### DATA PROVIDED
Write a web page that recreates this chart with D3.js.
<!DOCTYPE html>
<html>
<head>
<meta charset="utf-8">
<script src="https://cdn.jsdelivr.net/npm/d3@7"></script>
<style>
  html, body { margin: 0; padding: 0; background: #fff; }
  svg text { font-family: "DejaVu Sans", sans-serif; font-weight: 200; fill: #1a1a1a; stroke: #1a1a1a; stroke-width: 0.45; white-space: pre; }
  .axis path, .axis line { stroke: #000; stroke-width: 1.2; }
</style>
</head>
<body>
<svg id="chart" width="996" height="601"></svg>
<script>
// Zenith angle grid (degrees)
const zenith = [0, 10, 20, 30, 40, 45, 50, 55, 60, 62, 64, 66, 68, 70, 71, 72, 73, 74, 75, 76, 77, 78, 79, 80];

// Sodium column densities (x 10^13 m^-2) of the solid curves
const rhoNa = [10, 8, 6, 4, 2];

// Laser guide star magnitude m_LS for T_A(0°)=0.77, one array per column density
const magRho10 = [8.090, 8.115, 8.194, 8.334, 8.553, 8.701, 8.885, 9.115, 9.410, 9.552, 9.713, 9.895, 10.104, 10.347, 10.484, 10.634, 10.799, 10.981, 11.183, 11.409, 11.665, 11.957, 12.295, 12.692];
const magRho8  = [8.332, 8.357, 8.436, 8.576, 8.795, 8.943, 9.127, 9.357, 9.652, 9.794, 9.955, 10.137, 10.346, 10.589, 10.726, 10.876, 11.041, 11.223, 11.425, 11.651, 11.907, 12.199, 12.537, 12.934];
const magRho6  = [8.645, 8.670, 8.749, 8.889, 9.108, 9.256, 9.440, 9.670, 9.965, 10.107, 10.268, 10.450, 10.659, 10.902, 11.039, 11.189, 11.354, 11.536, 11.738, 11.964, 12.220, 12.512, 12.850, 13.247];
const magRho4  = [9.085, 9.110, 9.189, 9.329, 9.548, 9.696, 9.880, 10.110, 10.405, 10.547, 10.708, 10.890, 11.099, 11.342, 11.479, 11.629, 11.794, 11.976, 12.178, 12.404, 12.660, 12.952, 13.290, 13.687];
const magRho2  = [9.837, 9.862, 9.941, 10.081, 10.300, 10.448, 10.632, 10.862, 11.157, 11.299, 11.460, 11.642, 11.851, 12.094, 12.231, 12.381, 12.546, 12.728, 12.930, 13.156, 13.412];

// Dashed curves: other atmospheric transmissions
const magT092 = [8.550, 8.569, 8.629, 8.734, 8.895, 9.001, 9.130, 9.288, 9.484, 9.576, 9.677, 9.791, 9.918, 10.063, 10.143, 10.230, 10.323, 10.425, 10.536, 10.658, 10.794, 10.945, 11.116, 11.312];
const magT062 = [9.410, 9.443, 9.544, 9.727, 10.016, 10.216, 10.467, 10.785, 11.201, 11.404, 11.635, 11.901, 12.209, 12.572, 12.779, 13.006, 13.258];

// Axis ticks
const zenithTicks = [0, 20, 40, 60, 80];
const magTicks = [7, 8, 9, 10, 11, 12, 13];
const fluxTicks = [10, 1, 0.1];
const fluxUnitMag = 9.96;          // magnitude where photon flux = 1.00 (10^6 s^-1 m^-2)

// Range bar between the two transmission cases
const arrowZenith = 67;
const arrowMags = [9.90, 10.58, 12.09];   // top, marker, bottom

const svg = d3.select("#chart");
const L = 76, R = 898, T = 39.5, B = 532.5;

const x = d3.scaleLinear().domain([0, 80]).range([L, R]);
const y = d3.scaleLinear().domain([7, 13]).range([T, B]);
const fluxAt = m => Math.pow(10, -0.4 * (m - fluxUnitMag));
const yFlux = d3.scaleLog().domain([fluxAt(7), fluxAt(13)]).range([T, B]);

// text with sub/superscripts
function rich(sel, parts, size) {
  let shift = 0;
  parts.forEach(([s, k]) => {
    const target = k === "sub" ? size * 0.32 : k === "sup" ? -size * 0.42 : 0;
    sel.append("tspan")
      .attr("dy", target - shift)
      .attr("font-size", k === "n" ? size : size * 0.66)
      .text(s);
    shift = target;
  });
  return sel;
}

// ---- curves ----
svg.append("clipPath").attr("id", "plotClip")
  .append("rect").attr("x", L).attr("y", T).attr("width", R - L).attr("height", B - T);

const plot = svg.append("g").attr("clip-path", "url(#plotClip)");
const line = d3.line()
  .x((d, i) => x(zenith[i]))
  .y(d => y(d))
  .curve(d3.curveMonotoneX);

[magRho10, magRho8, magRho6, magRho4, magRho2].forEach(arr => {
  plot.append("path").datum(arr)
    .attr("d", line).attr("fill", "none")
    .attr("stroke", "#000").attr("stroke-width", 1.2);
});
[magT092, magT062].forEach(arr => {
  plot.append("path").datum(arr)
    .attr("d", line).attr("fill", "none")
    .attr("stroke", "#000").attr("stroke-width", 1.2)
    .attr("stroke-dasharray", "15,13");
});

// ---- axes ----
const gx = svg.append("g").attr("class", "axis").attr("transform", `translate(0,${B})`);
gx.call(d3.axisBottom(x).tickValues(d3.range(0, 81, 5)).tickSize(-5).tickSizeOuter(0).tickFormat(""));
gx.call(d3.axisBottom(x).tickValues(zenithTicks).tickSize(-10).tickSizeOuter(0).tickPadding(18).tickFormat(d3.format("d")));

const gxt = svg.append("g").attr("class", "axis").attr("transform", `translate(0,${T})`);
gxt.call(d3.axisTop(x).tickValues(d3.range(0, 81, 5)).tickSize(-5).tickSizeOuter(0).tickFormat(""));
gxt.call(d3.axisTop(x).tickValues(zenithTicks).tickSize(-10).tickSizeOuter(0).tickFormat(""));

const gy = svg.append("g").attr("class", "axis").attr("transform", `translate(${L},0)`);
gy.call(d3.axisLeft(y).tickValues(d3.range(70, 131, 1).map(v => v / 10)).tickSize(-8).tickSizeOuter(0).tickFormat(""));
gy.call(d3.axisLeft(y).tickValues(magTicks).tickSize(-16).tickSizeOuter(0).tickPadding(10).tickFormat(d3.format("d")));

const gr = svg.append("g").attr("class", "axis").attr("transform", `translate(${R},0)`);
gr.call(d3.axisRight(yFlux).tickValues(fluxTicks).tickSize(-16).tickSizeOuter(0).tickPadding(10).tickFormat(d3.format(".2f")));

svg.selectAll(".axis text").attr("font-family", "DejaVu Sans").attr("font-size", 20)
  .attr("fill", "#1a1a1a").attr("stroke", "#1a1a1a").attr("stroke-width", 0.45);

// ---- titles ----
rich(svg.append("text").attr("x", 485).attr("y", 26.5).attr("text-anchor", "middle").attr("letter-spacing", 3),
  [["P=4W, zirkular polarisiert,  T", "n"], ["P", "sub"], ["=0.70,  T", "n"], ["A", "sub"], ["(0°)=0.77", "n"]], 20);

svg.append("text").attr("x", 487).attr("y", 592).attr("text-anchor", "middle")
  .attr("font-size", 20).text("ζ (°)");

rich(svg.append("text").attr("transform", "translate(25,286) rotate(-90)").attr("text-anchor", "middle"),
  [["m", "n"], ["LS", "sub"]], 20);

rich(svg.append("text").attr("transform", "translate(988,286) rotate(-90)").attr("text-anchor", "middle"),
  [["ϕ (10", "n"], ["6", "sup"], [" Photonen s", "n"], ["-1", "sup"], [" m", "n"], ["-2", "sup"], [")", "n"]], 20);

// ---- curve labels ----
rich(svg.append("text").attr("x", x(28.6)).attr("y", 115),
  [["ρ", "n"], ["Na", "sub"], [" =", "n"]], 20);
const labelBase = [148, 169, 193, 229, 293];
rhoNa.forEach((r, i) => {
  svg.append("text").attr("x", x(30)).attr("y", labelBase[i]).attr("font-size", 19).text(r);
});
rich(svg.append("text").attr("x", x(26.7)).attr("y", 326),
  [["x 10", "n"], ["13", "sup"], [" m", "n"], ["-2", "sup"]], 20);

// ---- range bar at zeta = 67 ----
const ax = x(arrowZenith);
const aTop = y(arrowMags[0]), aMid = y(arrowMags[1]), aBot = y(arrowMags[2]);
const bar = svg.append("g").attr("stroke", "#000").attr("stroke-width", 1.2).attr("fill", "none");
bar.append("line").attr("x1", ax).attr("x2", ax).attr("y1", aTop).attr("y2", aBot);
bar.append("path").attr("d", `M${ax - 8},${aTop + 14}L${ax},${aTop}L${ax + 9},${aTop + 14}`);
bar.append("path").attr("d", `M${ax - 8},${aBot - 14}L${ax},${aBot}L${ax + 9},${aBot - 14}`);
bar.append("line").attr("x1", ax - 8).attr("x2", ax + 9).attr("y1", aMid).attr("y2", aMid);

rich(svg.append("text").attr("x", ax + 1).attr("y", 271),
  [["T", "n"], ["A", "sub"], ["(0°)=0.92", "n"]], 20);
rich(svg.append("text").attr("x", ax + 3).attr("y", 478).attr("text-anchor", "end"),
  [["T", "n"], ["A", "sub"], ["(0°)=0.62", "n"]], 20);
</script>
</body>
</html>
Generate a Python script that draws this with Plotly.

### DIRECTIONS FOR THIS TASK
Repeat exactly, please, each line from the beginning of the data through the line with "12.930, 13.156, 13.412];" in it, and only those lines.

### FINAL RESULT
Write a web page that recreates this chart with D3.js.
<!DOCTYPE html>
<html>
<head>
<meta charset="utf-8">
<script src="https://cdn.jsdelivr.net/npm/d3@7"></script>
<style>
  html, body { margin: 0; padding: 0; background: #fff; }
  svg text { font-family: "DejaVu Sans", sans-serif; font-weight: 200; fill: #1a1a1a; stroke: #1a1a1a; stroke-width: 0.45; white-space: pre; }
  .axis path, .axis line { stroke: #000; stroke-width: 1.2; }
</style>
</head>
<body>
<svg id="chart" width="996" height="601"></svg>
<script>
// Zenith angle grid (degrees)
const zenith = [0, 10, 20, 30, 40, 45, 50, 55, 60, 62, 64, 66, 68, 70, 71, 72, 73, 74, 75, 76, 77, 78, 79, 80];

// Sodium column densities (x 10^13 m^-2) of the solid curves
const rhoNa = [10, 8, 6, 4, 2];

// Laser guide star magnitude m_LS for T_A(0°)=0.77, one array per column density
const magRho10 = [8.090, 8.115, 8.194, 8.334, 8.553, 8.701, 8.885, 9.115, 9.410, 9.552, 9.713, 9.895, 10.104, 10.347, 10.484, 10.634, 10.799, 10.981, 11.183, 11.409, 11.665, 11.957, 12.295, 12.692];
const magRho8  = [8.332, 8.357, 8.436, 8.576, 8.795, 8.943, 9.127, 9.357, 9.652, 9.794, 9.955, 10.137, 10.346, 10.589, 10.726, 10.876, 11.041, 11.223, 11.425, 11.651, 11.907, 12.199, 12.537, 12.934];
const magRho6  = [8.645, 8.670, 8.749, 8.889, 9.108, 9.256, 9.440, 9.670, 9.965, 10.107, 10.268, 10.450, 10.659, 10.902, 11.039, 11.189, 11.354, 11.536, 11.738, 11.964, 12.220, 12.512, 12.850, 13.247];
const magRho4  = [9.085, 9.110, 9.189, 9.329, 9.548, 9.696, 9.880, 10.110, 10.405, 10.547, 10.708, 10.890, 11.099, 11.342, 11.479, 11.629, 11.794, 11.976, 12.178, 12.404, 12.660, 12.952, 13.290, 13.687];
const magRho2  = [9.837, 9.862, 9.941, 10.081, 10.300, 10.448, 10.632, 10.862, 11.157, 11.299, 11.460, 11.642, 11.851, 12.094, 12.231, 12.381, 12.546, 12.728, 12.930, 13.156, 13.412];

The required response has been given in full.